= Direction =
Return precisely the span of lines from the top of the material below to the line containing "const referenceLines = [0.17, 0.22, 0.27];", both included. Pictures are excluded.

= Material supplied =

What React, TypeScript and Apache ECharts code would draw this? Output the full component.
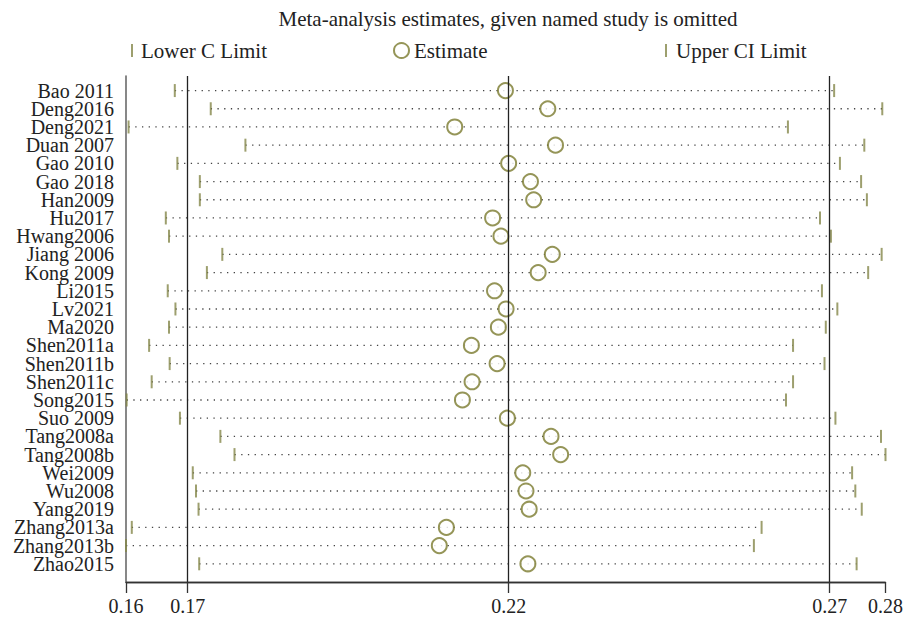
import React, { useEffect, useRef } from "react";
import * as echarts from "echarts";

const studies = [
  "Bao 2011", "Deng2016", "Deng2021", "Duan 2007", "Gao 2010", "Gao 2018", "Han2009",
  "Hu2017", "Hwang2006", "Jiang 2006", "Kong 2009", "Li2015", "Lv2021", "Ma2020",
  "Shen2011a", "Shen2011b", "Shen2011c", "Song2015", "Suo 2009", "Tang2008a", "Tang2008b",
  "Wei2009", "Wu2008", "Yang2019", "Zhang2013a", "Zhang2013b", "Zhao2015",
];

const lowerCI = [
  0.1680, 0.1736, 0.1608, 0.1790, 0.1684, 0.1719, 0.1719,
  0.1666, 0.1671, 0.1754, 0.1730, 0.1669, 0.1681, 0.1671,
  0.1640, 0.1672, 0.1644, 0.1605, 0.1688, 0.1751, 0.1773,
  0.1708, 0.1713, 0.1717, 0.1613, 0.1604, 0.1718,
];

const estimate = [
  0.2195, 0.2261, 0.2116, 0.2273, 0.2200, 0.2234, 0.2239,
  0.2175, 0.2188, 0.2268, 0.2246, 0.2178, 0.2196, 0.2184,
  0.2142, 0.2182, 0.2143, 0.2128, 0.2198, 0.2266, 0.2281,
  0.2222, 0.2227, 0.2232, 0.2103, 0.2092, 0.2230,
];

const upperCI = [
  0.2707, 0.2782, 0.2635, 0.2754, 0.2716, 0.2749, 0.2758,
  0.2685, 0.2702, 0.2781, 0.2760, 0.2688, 0.2712, 0.2694,
  0.2643, 0.2692, 0.2643, 0.2632, 0.2709, 0.2780, 0.2787,
  0.2735, 0.2740, 0.2750, 0.2594, 0.2582, 0.2742,
];

const referenceLines = [0.17, 0.22, 0.27];

const TITLE = "Meta-analysis estimates, given named study is omitted";
const FONT = "'Liberation Serif', 'Times New Roman', serif";
const OLIVE = "#85874a";
const CIRCLE = "#7a7b2e";
const TEXT = "#222";

export default function App() {
  const ref = useRef<HTMLDivElement>(null);

  useEffect(() => {
    if (!ref.current) return;
    const chart = echarts.init(ref.current, null, { renderer: "svg" });
    const n = studies.length;
    const yMax = n + 0.8;
    const xMin = Math.min(...lowerCI);
    const xMax = Math.max(...upperCI);
    const xTicks = [xMin, ...referenceLines, xMax];
    // first study at the top: position n, last study at 1
    const rowPos = studies.map((_, i) => n - i);
    // blank end labels absorb the axis' min/max-label overlap handling
    const yLabelValues = [0, ...rowPos.slice().reverse(), yMax];

    const option: any = {
      animation: false,
      backgroundColor: "#fff",
      textStyle: { fontFamily: FONT },
      title: {
        text: TITLE,
        left: 503,
        top: 3,
        textAlign: "center",
        textStyle: { fontFamily: FONT, fontSize: 21, fontWeight: "normal", color: TEXT },
      },
      legend: [
        {
          data: [{ name: "Lower C Limit", icon: "rect" }],
          left: 126, top: 35, itemWidth: 2, itemHeight: 13,
          textStyle: { fontFamily: FONT, fontSize: 21, color: TEXT, padding: [0, 0, 0, 3] },
        },
        {
          data: [{ name: "Estimate", icon: "emptyCircle" }],
          left: 388, top: 35, itemWidth: 15, itemHeight: 15,
          textStyle: { fontFamily: FONT, fontSize: 21, color: TEXT },
        },
        {
          data: [{ name: "Upper CI Limit", icon: "rect" }],
          left: 660, top: 35, itemWidth: 2, itemHeight: 13,
          textStyle: { fontFamily: FONT, fontSize: 21, color: TEXT, padding: [0, 0, 0, 4] },
        },
      ],
      grid: { left: 126, right: 906 - 887, top: 76, bottom: 625 - 582, containLabel: false },
      xAxis: {
        type: "value",
        position: "bottom",
        min: xMin,
        max: xMax,
        z: 5,
        axisLine: { show: true, onZero: false, lineStyle: { color: "#333", width: 1.3 } },
        axisTick: {
          show: true,
          customValues: xTicks,
          length: 11,
          lineStyle: { color: "#333", width: 1.3 },
        },
        axisLabel: {
          customValues: xTicks,
          formatter: (v: number) => v.toFixed(2),
          fontFamily: FONT,
          fontSize: 20,
          color: TEXT,
          margin: 14,
          hideOverlap: false,
        },
        splitLine: { show: false },
      },
      yAxis: {
        type: "value",
        min: 0,
        max: yMax,
        axisLine: { show: true, onZero: false, lineStyle: { color: "#6a6a6a", width: 1.6 } },
        axisTick: { show: false },
        axisLabel: {
          customValues: yLabelValues,
          formatter: (v: number) => {
            const k = Math.round(v);
            if (Math.abs(v - k) > 1e-6 || k < 1 || k > n) return "";
            return studies[n - k];
          },
          fontFamily: FONT,
          fontSize: 20,
          lineHeight: 15,
          color: TEXT,
          margin: 12,
          hideOverlap: false,
        },
        splitLine: { show: false },
      },
      series: [
        {
          type: "custom",
          name: "ci",
          silent: true,
          z: 1,
          data: rowPos.map((p, i) => [lowerCI[i], upperCI[i], p]),
          encode: { x: [0, 1], y: 2 },
          renderItem: (params: any, api: any) => {
            const p1 = api.coord([api.value(0), api.value(2)]);
            const p2 = api.coord([api.value(1), api.value(2)]);
            return {
              type: "line",
              shape: { x1: p1[0], y1: p1[1], x2: p2[0], y2: p2[1] },
              style: { stroke: "#444", lineWidth: 1.3, lineDash: [1.3, 5.4] },
            };
          },
          markLine: {
            silent: true,
            symbol: "none",
            label: { show: false },
            lineStyle: { color: "#222", width: 1.3, type: "solid" },
            data: [
              ...referenceLines.map((v) => ({ xAxis: v })),
              { yAxis: 0, lineStyle: { color: "#333", width: 1.3, type: "solid" } },
            ],
          },
        },
        {
          type: "scatter",
          name: "Lower C Limit",
          symbol: "rect",
          symbolSize: [2, 13],
          z: 3,
          itemStyle: { color: OLIVE },
          data: rowPos.map((p, i) => [lowerCI[i], p]),
        },
        {
          type: "scatter",
          name: "Estimate",
          symbol: "emptyCircle",
          symbolSize: 15,
          z: 4,
          itemStyle: { color: CIRCLE, borderColor: CIRCLE, borderWidth: 1.6 },
          data: rowPos.map((p, i) => [estimate[i], p]),
        },
        {
          type: "scatter",
          name: "Upper CI Limit",
          symbol: "rect",
          symbolSize: [2, 13],
          z: 3,
          itemStyle: { color: OLIVE },
          data: rowPos.map((p, i) => [upperCI[i], p]),
        },
      ],
    };
    chart.setOption(option);
    return () => chart.dispose();
  }, []);

  return (
    <div
      ref={ref}
      style={{ position: "fixed", left: 0, top: 0, width: 906, height: 625, background: "#fff" }}
    />
  );
}
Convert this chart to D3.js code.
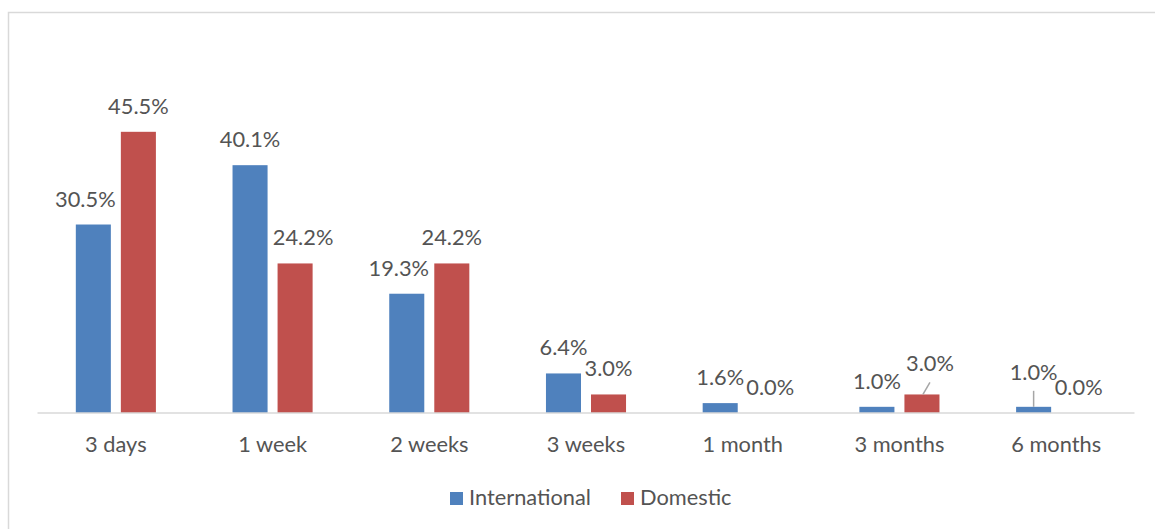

= In response =
What React, TypeScript and Apache ECharts code would draw this? Output the full component.
import React, { useEffect, useRef } from "react";
import * as echarts from "echarts";

const studies = [
  "Bao 2011", "Deng2016", "Deng2021", "Duan 2007", "Gao 2010", "Gao 2018", "Han2009",
  "Hu2017", "Hwang2006", "Jiang 2006", "Kong 2009", "Li2015", "Lv2021", "Ma2020",
  "Shen2011a", "Shen2011b", "Shen2011c", "Song2015", "Suo 2009", "Tang2008a", "Tang2008b",
  "Wei2009", "Wu2008", "Yang2019", "Zhang2013a", "Zhang2013b", "Zhao2015",
];

const lowerCI = [
  0.1680, 0.1736, 0.1608, 0.1790, 0.1684, 0.1719, 0.1719,
  0.1666, 0.1671, 0.1754, 0.1730, 0.1669, 0.1681, 0.1671,
  0.1640, 0.1672, 0.1644, 0.1605, 0.1688, 0.1751, 0.1773,
  0.1708, 0.1713, 0.1717, 0.1613, 0.1604, 0.1718,
];

const estimate = [
  0.2195, 0.2261, 0.2116, 0.2273, 0.2200, 0.2234, 0.2239,
  0.2175, 0.2188, 0.2268, 0.2246, 0.2178, 0.2196, 0.2184,
  0.2142, 0.2182, 0.2143, 0.2128, 0.2198, 0.2266, 0.2281,
  0.2222, 0.2227, 0.2232, 0.2103, 0.2092, 0.2230,
];

const upperCI = [
  0.2707, 0.2782, 0.2635, 0.2754, 0.2716, 0.2749, 0.2758,
  0.2685, 0.2702, 0.2781, 0.2760, 0.2688, 0.2712, 0.2694,
  0.2643, 0.2692, 0.2643, 0.2632, 0.2709, 0.2780, 0.2787,
  0.2735, 0.2740, 0.2750, 0.2594, 0.2582, 0.2742,
];

const referenceLines = [0.17, 0.22, 0.27];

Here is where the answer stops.